A bit like when you try to get cars registered - 'free of wear' - what is ever totally 'free of wear'? 
So it generally seems to boil down to something like melamine walls and roof, tiled floor on a concrete slab, stainless steel benches.  And the fridges have to be somewhat special, too. Very clean, all around and about. 
Our shed is 9metres x 6metres.  So we're thinking of 6m x 5m x 2.6m 
We're not talking about something big here. In the old days you'd do it all from your home kitchen. They won't allow that now. Home kitchen can't get the clearance to do it.   So this would be big enough. 
Put benches, fridges, sinks, stove in there. 
This is a new born idea.  This is the first step I'm taking.  Any pointers towards best construction materials, methods, dangers, whatever will all be valuable to us.   :Smilie:

----------


## barney118

Not sure what you are trying to do here, council will need to know if you are changing building from garage to business or granny flat. It will have to comply to habitable room status.  
Sent from my iPhone 5s using Tapatalk

----------


## andy the pm

Get yourself a copy of AS4696-2007 hygienic production and transportation of meat for human consumption.
Part 7 is about premises, equipment and essential services.

----------


## Pitto

would come under the same scrutiny as shop fittouts, and the kicks will need to be filled with concrete / no voids. 
there will also need to be provisions for a grease trap to comply with council requirements too.

----------


## abrogard

AS4696-2007.  Okay.  That's Australia I guess. AS = Australian Standard.  I'll look it up. 
 Grease trap. There's no water on to it at all yet. And no sink, drain..  I'm hoping I don't have to cut through the slab but can go through the tin wall to get the drain beyond the slab.  And then out there I can dig whatever they want - grease traps, whatever.  If it turns out I've got sufficient fall a plumber was telling me.  
What we trying to do? Like I said: build a kitchen.  We want to prepare cooked meats for sale. 
I better read those standards, swot up a bit. 
thanks for the clues.

----------


## andy the pm

Have a look at your states food authority website, in NSW its NSW Food Authority: safer food, clearer choices | NSW Food Authority They should have most of, if not all the info you need.
Once you know the requirements for your kitchen build you can then start costing it.

----------


## DuckCommander

Get in contact with the person at your council who will be giving the kitchen the final approval out to talk things through with you. Tell them what you intend on doing and how you intend to do it, if they have any qualms you can resolve it right there.
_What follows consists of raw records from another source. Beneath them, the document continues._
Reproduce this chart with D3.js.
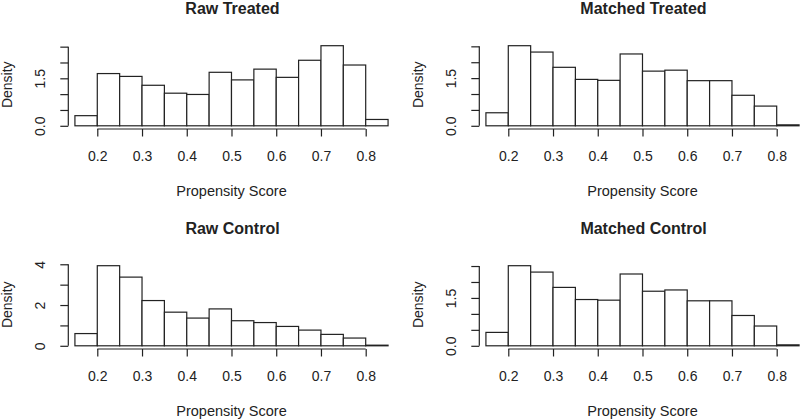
<!DOCTYPE html>
<html>
<head>
<meta charset="utf-8">
<script src="https://cdn.jsdelivr.net/npm/d3@7"></script>
<style>
  html, body { margin: 0; padding: 0; background: #fff; }
  svg { display: block; }
  text { font-family: "Liberation Sans", Arial, Helvetica, sans-serif; fill: #222; }
</style>
</head>
<body>
<svg id="chart" width="800" height="420"></svg>
<script>
// ---- data ----
const breaks = [0.15, 0.2, 0.25, 0.3, 0.35, 0.4, 0.45, 0.5, 0.55, 0.6, 0.65, 0.7, 0.75, 0.8, 0.85];
const rawTreated     = [0.32, 1.65, 1.56, 1.28, 1.03, 0.99, 1.69, 1.45, 1.79, 1.53, 2.07, 2.53, 1.92, 0.20];
const matchedTreated = [0.41, 2.52, 2.32, 1.84, 1.46, 1.43, 2.26, 1.72, 1.75, 1.42, 1.42, 0.96, 0.62, 0.03];
const rawControl     = [0.60, 3.93, 3.37, 2.22, 1.65, 1.36, 1.81, 1.23, 1.14, 0.95, 0.77, 0.56, 0.38, 0.03];
const matchedControl = [0.42, 2.51, 2.31, 1.83, 1.45, 1.43, 2.25, 1.71, 1.75, 1.41, 1.41, 0.95, 0.62, 0.03];
const xTicks = [0.2, 0.3, 0.4, 0.5, 0.6, 0.7, 0.8];
const yTicksSmall = [0, 0.5, 1, 1.5, 2, 2.5];
const yLabelsSmall = [0, 1.5];
const yTicksLarge = [0, 1, 2, 3, 4];
const yLabelsLarge = [0, 2, 4];
const titles = ["Raw Treated", "Matched Treated", "Raw Control", "Matched Control"];
const xTitle = "Propensity Score";
const yTitle = "Density";

const panels = [
  { title: titles[0], values: rawTreated,     yTicks: yTicksSmall, yLabels: yLabelsSmall, fmt: d3.format(".1f"), col: 0, row: 0 },
  { title: titles[1], values: matchedTreated, yTicks: yTicksSmall, yLabels: yLabelsSmall, fmt: d3.format(".1f"), col: 1, row: 0 },
  { title: titles[2], values: rawControl,     yTicks: yTicksLarge, yLabels: yLabelsLarge, fmt: d3.format("d"),   col: 0, row: 1 },
  { title: titles[3], values: matchedControl, yTicks: yTicksSmall, yLabels: yLabelsSmall, fmt: d3.format(".1f"), col: 1, row: 1 }
];

// ---- layout ----
const svg = d3.select("#chart");
const colOffset = 411, rowOffset = 220;
const plotLeft = 68.3, plotWidth = 328.4;
const plotTop = 42.5, plotHeight = 86.5;
const ink = "#222";
const lw = 1.2;

panels.forEach(p => {
  const ox = p.col * colOffset, oy = p.row * rowOffset;
  const g = svg.append("g").attr("transform", `translate(${ox},${oy})`);
  const left = plotLeft, right = plotLeft + plotWidth;
  const top = plotTop, bottom = plotTop + plotHeight;

  const x = d3.scaleLinear().domain([0.1352, 0.8693]).range([left, right]);
  const ymax = d3.max(p.values);
  const y = d3.scaleLinear().domain([-0.04 * ymax, 1.04 * ymax]).range([bottom, top]);

  // bars
  const bins = p.values.map((v, i) => ({ x0: breaks[i], x1: breaks[i + 1], v }));
  g.append("g").selectAll("rect").data(bins).join("rect")
    .attr("x", d => x(d.x0))
    .attr("y", d => y(d.v))
    .attr("width", d => x(d.x1) - x(d.x0))
    .attr("height", d => y(0) - y(d.v))
    .attr("fill", "#fff")
    .attr("stroke", ink)
    .attr("stroke-width", lw);

  // x axis
  const xa = g.append("g").attr("transform", `translate(0,${bottom})`)
    .call(d3.axisBottom(x).tickValues(xTicks).tickSize(7.5).tickSizeOuter(0).tickFormat(d3.format(".1f")));
  xa.select(".domain").remove();
  xa.append("line").attr("x1", x(xTicks[0])).attr("x2", x(xTicks[xTicks.length - 1]))
    .attr("stroke", ink).attr("stroke-width", lw);
  xa.selectAll(".tick line").attr("stroke", ink).attr("stroke-width", lw);
  xa.selectAll(".tick text").attr("y", 31.7).attr("dy", 0)
    .style("font-size", "14px").attr("fill", ink);

  // y axis
  const ya = g.append("g").attr("transform", `translate(${left},0)`)
    .call(d3.axisLeft(y).tickValues(p.yTicks).tickSize(8).tickSizeOuter(0)
      .tickFormat(d => p.yLabels.includes(d) ? p.fmt(d) : ""));
  ya.select(".domain").remove();
  ya.append("line").attr("y1", y(p.yTicks[0])).attr("y2", y(p.yTicks[p.yTicks.length - 1]))
    .attr("stroke", ink).attr("stroke-width", lw);
  ya.selectAll(".tick line").attr("stroke", ink).attr("stroke-width", lw);
  ya.selectAll(".tick text")
    .attr("x", 0).attr("dy", 0)
    .attr("transform", "translate(-23,0) rotate(-90)")
    .attr("text-anchor", "middle")
    .style("font-size", "14px").attr("fill", ink);

  // titles
  g.append("text").attr("x", (left + right) / 2).attr("y", 14)
    .attr("text-anchor", "middle").style("font-size", "16px").style("font-weight", "bold")
    .text(p.title);
  g.append("text").attr("x", (left + right) / 2 - 1).attr("y", 196)
    .attr("text-anchor", "middle").style("font-size", "14.5px")
    .text(xTitle);
  g.append("text").attr("transform", `translate(11.5,${(top + bottom) / 2 - 1}) rotate(-90)`)
    .attr("text-anchor", "middle").style("font-size", "14px")
    .text(yTitle);
});
</script>
</body>
</html>
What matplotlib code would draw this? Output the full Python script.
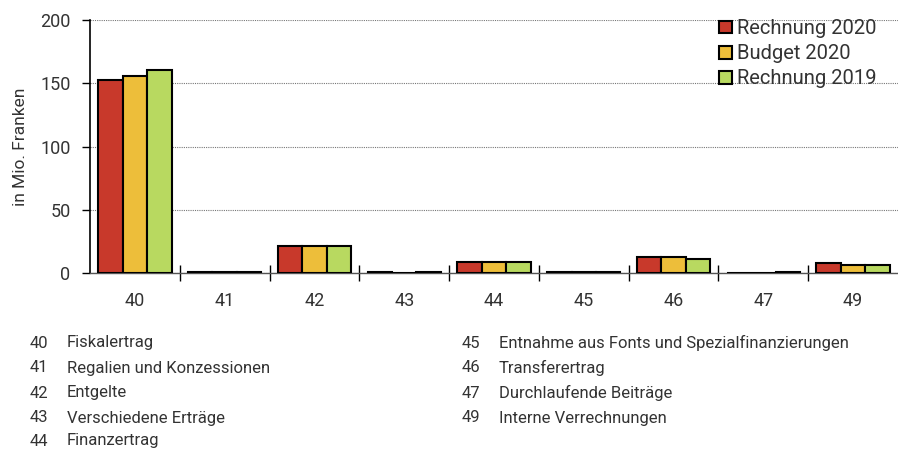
import matplotlib
matplotlib.use("Agg")
import matplotlib.pyplot as plt
import numpy as np

plt.rcParams['font.family'] = ['Roboto', 'DejaVu Sans']

categories = ["40", "41", "42", "43", "44", "45", "46", "47", "49"]
series_names = ["Rechnung 2020", "Budget 2020", "Rechnung 2019"]
rechnung_2020 = [152.6, 0.5, 21.6, 0.5, 9.0, 0.5, 13.0, 0.0, 7.7]
budget_2020 = [155.5, 0.5, 21.6, 0.2, 9.0, 0.5, 13.0, 0.0, 6.3]
rechnung_2019 = [160.5, 0.5, 21.6, 0.5, 9.0, 0.5, 11.4, 0.6, 6.3]
colors = ["#C8392B", "#EDBE3A", "#B8D960"]

desc_left = [("40", "Fiskalertrag"), ("41", "Regalien und Konzessionen"),
             ("42", "Entgelte"), ("43", "Verschiedene Erträge"), ("44", "Finanzertrag")]
desc_right = [("45", "Entnahme aus Fonts und Spezialfinanzierungen"),
              ("46", "Transferertrag"), ("47", "Durchlaufende Beiträge"),
              ("49", "Interne Verrechnungen")]

W, H = 898, 450
fig = plt.figure(figsize=(W / 100, H / 100), dpi=100)
ax = fig.add_axes([90 / W, 1 - 273 / H, (W - 90) / W, (273 - 20) / H])

x = np.arange(len(categories))
bw = 0.272
for i, (vals, c, name) in enumerate(zip([rechnung_2020, budget_2020, rechnung_2019], colors, series_names)):
    ax.bar(x + (i - 1) * bw, vals, width=bw, color=c, edgecolor="black", linewidth=1.5,
           label=name, zorder=3)

ax.set_xlim(-0.5, len(categories) - 0.5)
ax.set_ylim(0, 200)
ax.set_yticks([0, 50, 100, 150, 200])
ax.tick_params(axis="y", direction="out", length=6, width=1, colors="black", labelsize=13,
               labelcolor="#333333", pad=8)
ax.yaxis.grid(True, linestyle=(0, (1, 1)), color="#777777", linewidth=0.8, zorder=0)
ax.set_axisbelow(True)

ax.set_xticks(x)
ax.set_xticklabels(categories)
ax.tick_params(axis="x", which="major", length=0, labelsize=13, labelcolor="#333333", pad=14)
ax.set_xticks(np.arange(0.5, len(categories) - 0.5, 1), minor=True)
ax.tick_params(axis="x", which="minor", direction="inout", length=12, width=1, color="black")

for s in ["top", "right"]:
    ax.spines[s].set_visible(False)
ax.spines["left"].set_color("black")
ax.spines["left"].set_linewidth(1.2)
ax.spines["bottom"].set_color("#555555")
ax.spines["bottom"].set_linewidth(1)

ax.set_ylabel("in Mio. Franken", fontsize=12.5, color="#333333", labelpad=9)

leg = ax.legend(loc="upper right", bbox_to_anchor=(0.983, 1.035), frameon=False, fontsize=14.5,
                handlelength=0.6, handleheight=0.6, handletextpad=0.25, labelspacing=0.3,
                borderaxespad=0.0)
for t in leg.get_texts():
    t.set_color("#333333")

rows_y = [343, 368, 393, 418, 441]
for (num, txt), yy in zip(desc_left, rows_y):
    fig.text(30 / W, 1 - yy / H, num, fontsize=12, color="#333333", va="center", ha="left")
    fig.text(67 / W, 1 - yy / H, txt, fontsize=12, color="#333333", va="center", ha="left")
for (num, txt), yy in zip(desc_right, rows_y):
    fig.text(462 / W, 1 - yy / H, num, fontsize=12, color="#333333", va="center", ha="left")
    fig.text(499 / W, 1 - yy / H, txt, fontsize=12, color="#333333", va="center", ha="left")

fig.savefig("out.png", dpi=100)
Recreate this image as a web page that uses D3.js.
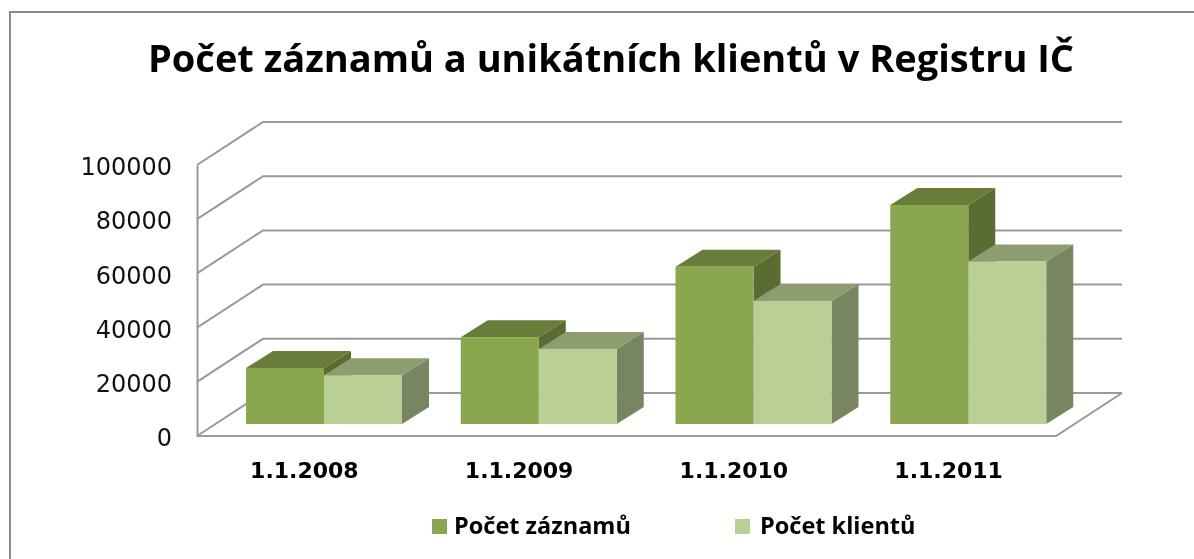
<!DOCTYPE html>
<html lang="cs">
<head>
    <meta charset="UTF-8">
    <title>Počet záznamů a unikátních klientů v Registru IČ</title>
    <script src="https://d3js.org/d3.v7.min.js"></script>
    <style>
        html, body { margin: 0; padding: 0; background: #fff; }
        svg { display: block; filter: blur(0.5px); }
        text { font-family: "Open Sans", "Noto Sans", sans-serif; fill: #000; }
        .title { font-size: 38px; font-weight: 700; }
        .y-axis text { font-family: "DejaVu Sans", sans-serif; font-size: 24px; fill: #111; }
        .cat { font-family: "DejaVu Sans", sans-serif; font-size: 22px; font-weight: 700; }
        .legend text { font-size: 23.5px; font-weight: 700; }
    </style>
</head>
<body>
    <div id="chart"></div>
    <script>
        const categories = ["1.1.2008", "1.1.2009", "1.1.2010", "1.1.2011"];
        const zaznamy = [20700, 32000, 58000, 80800];
        const klienti = [18000, 27700, 45400, 60000];
        const seriesNames = ["Počet záznamů", "Počet klientů"];
        const yTicks = [0, 20000, 40000, 60000, 80000, 100000];

        // front face, top face, side face
        const colors = [
            {front: "#8aa64e", top: "#687d3a", side: "#5a6c32"},
            {front: "#b9cf95", top: "#8d9d70", side: "#778660"}
        ];

        const width = 1194, height = 559;
        const svg = d3.select("#chart").append("svg")
            .attr("width", width)
            .attr("height", height);

        // the picture is cropped: only the top and left of the chart border show
        svg.append("path")
            .attr("d", d3.line()([[10, height], [10, 12], [width, 12]]))
            .attr("fill", "none")
            .attr("stroke", "#8c8c8c")
            .attr("stroke-width", 2);

        svg.append("text")
            .attr("class", "title")
            .attr("x", 611).attr("y", 72)
            .attr("text-anchor", "middle")
            .text("Počet záznamů a unikátních klientů v Registru IČ");

        // floor depth of the 3D box and of the bars
        const wall = {dx: 66, dy: -43};
        const depth = {dx: 27, dy: -17};
        const barBase = -12;

        const x0 = d3.scaleBand().domain(categories).range([197, 1056]);
        const x1 = d3.scaleBand().domain(seriesNames).range([49, 205]);
        const y = d3.scaleLinear().domain([0, 100000]).range([436, 165]);

        const line = d3.line();
        const grid = svg.append("g").attr("fill", "none").attr("stroke", "#999").attr("stroke-width", 2);

        // gridlines run up the left wall and along the back wall
        yTicks.forEach(t => {
            grid.append("path").attr("d", line([
                [x0.range()[0], y(t)],
                [x0.range()[0] + wall.dx, y(t) + wall.dy],
                [x0.range()[1] + wall.dx, y(t) + wall.dy]
            ]));
        });
        grid.append("path").attr("d", line([
            [x0.range()[1] + wall.dx, y(0) + wall.dy],
            [x0.range()[1], y(0)],
            [x0.range()[0], y(0)]
        ]));

        const yAxis = svg.append("g")
            .attr("class", "y-axis")
            .attr("transform", `translate(${x0.range()[0]},0)`)
            .call(d3.axisLeft(y).tickValues(yTicks).tickFormat(d3.format("d")).tickSize(0).tickPadding(25));
        yAxis.select(".domain").attr("stroke", "#999").attr("stroke-width", 2);
        yAxis.selectAll("text").attr("dy", "0.4em");

        const rows = categories.map((c, i) => ({
            category: c,
            values: [zaznamy[i], klienti[i]]
        }));

        const groups = svg.append("g").selectAll("g")
            .data(rows)
            .enter().append("g")
            .attr("transform", d => `translate(${x0(d.category)},${barBase})`);

        // dark bar first, the light bar sits over the bottom of its side face
        [0, 1].forEach(s => {
            const bw = x1.bandwidth();
            const name = seriesNames[s];
            const c = colors[s];
            const bar = groups.append("g");
            bar.append("path")
                .attr("fill", c.side)
                .attr("d", d => {
                    const xr = x1(name) + bw, yt = y(d.values[s]), yb = y(0);
                    return line([[xr, yt], [xr + depth.dx, yt + depth.dy], [xr + depth.dx, yb + depth.dy], [xr, yb]]) + "Z";
                });
            bar.append("path")
                .attr("fill", c.top)
                .attr("d", d => {
                    const xl = x1(name), xr = xl + bw, yt = y(d.values[s]);
                    return line([[xl, yt], [xl + depth.dx, yt + depth.dy], [xr + depth.dx, yt + depth.dy], [xr, yt]]) + "Z";
                });
            bar.append("rect")
                .attr("x", x1(name))
                .attr("y", d => y(d.values[s]))
                .attr("width", bw)
                .attr("height", d => y(0) - y(d.values[s]))
                .attr("fill", c.front);
        });

        svg.append("g").selectAll("text")
            .data(categories)
            .enter().append("text")
            .attr("class", "cat")
            .attr("x", d => x0(d) + x0.bandwidth() / 2)
            .attr("y", 478)
            .attr("text-anchor", "middle")
            .text(d => d);

        const legendX = [432, 735];
        const legend = svg.append("g").attr("class", "legend")
            .selectAll("g")
            .data(seriesNames)
            .enter().append("g")
            .attr("transform", (d, i) => `translate(${legendX[i]},519)`);
        legend.append("rect")
            .attr("width", 15).attr("height", 15)
            .attr("fill", (d, i) => colors[i].front);
        legend.append("text")
            .attr("x", (d, i) => i === 0 ? 22 : 25)
            .attr("y", 15)
            .text(d => d);
    </script>
</body>
</html>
I know someone who has gone down this path and the council rep was very helpful with planning the kitchen, from grease trap requirements to wall/floor finishes. It made the building re-purposing a very smooth process for them.

----------


## intertd6

Depending where you are normally councils will have development control plans of what business can operate in different areas, some small home based activities fall outside these plans & are allowable, the council are the ones normally to determine this, If a commercial kitchen was to be specified that would be only one of many expensive hurdles in the way.
regards inter

----------


## GraemeCook

As interd6 says, there will also be planning issues with your local council and neighbors (and anyone else) may be able to object, then there is the appeal proces, can be a real pain. 
Also, a few years back I attempted to put commercial gas stove in my domestic kitchen purely for domestic purposes.  It was basically impossible.  Restrictors included wooden floors, wooden architraves on windows, wooden window frames, domestic type extractor, domestic type fan, etc - cannot remember all the details but to put in the stove would have required a kitchen rebuild in concrete, masonry and stainless steel. 
Fair Winds 
Graeme

----------


## barney118

Council may allow it but also depends on your zoning if commercial is allowed or business  
Sent from my iPhone 5s using Tapatalk

----------


## Gaza

Not a small job by any means 
You can rent commerical catering kitchens by hour or half day if you need way of starting up  
As far what you need Vinly or expoxy floor with coving bucket floor waste hand wash sink with auto tap prep sink dish sink full stainless benches with intergrated splash backs entire kitchen on legs so can wash out under or on concrete filled plinth the entire building to be of solid wall construction but depending on council stud wall are acceptable   
Sent from my iPhone using Tapatalk

----------


## abrogard

So we're not getting anywhere then.  That Aussie Standards thing is my best bet so far. 
We're aware of this council stuff. Been there, done that. Not as straightforward or easy as you might think/wish. 
When I posted this thread I was thinking someone would come up with a spec/bill of quantities/cost estimate for a simple box about 6m x 5m x 1.8m (was it?), with a door in it,  that from their experience should be good enough to meet hygiene standards for preparing meat. 
Can't rent commercial kitchens hereabouts. There are none. For rent. 
Thanks for trying, guys. 
:0

----------


## Gaza

> When I posted this thread I was thinking someone would come up with a spec/bill of quantities/cost estimate for a simple box about 6m x 5m x 1.8m (was it?), with a door in it,  that from their experience should be good enough to meet hygiene standards for preparing meat. 
> :0

  Mate  
I'll send my bank account details so you can pay us 2k for the Boq / spec   
Sent from my iPhone using Tapatalk

----------


## DuckCommander

> So we're not getting anywhere then.  
> When I posted this thread I was thinking someone would come up with a spec/bill of quantities/cost estimate for a simple box about 6m x 5m x 1.8m (was it?), with a door in it,  that from their experience should be good enough to meet hygiene standards for preparing meat.   
> :0

  You've been given good advice... 
Your above statement I find a tad insulting, I'm sure others who have taken the time to comment find it that way as well. 
If you want a boq and specs do what everyone else does, pay someone to do it or do it yourself.

----------


## barney118

We understand the pitfalls, don't go and spend a heap of money only to find out council get you to tear it down or a neighbor complains at a business running next door from a garage due to no parking or something.   
Sent from my iPhone 5s using Tapatalk

----------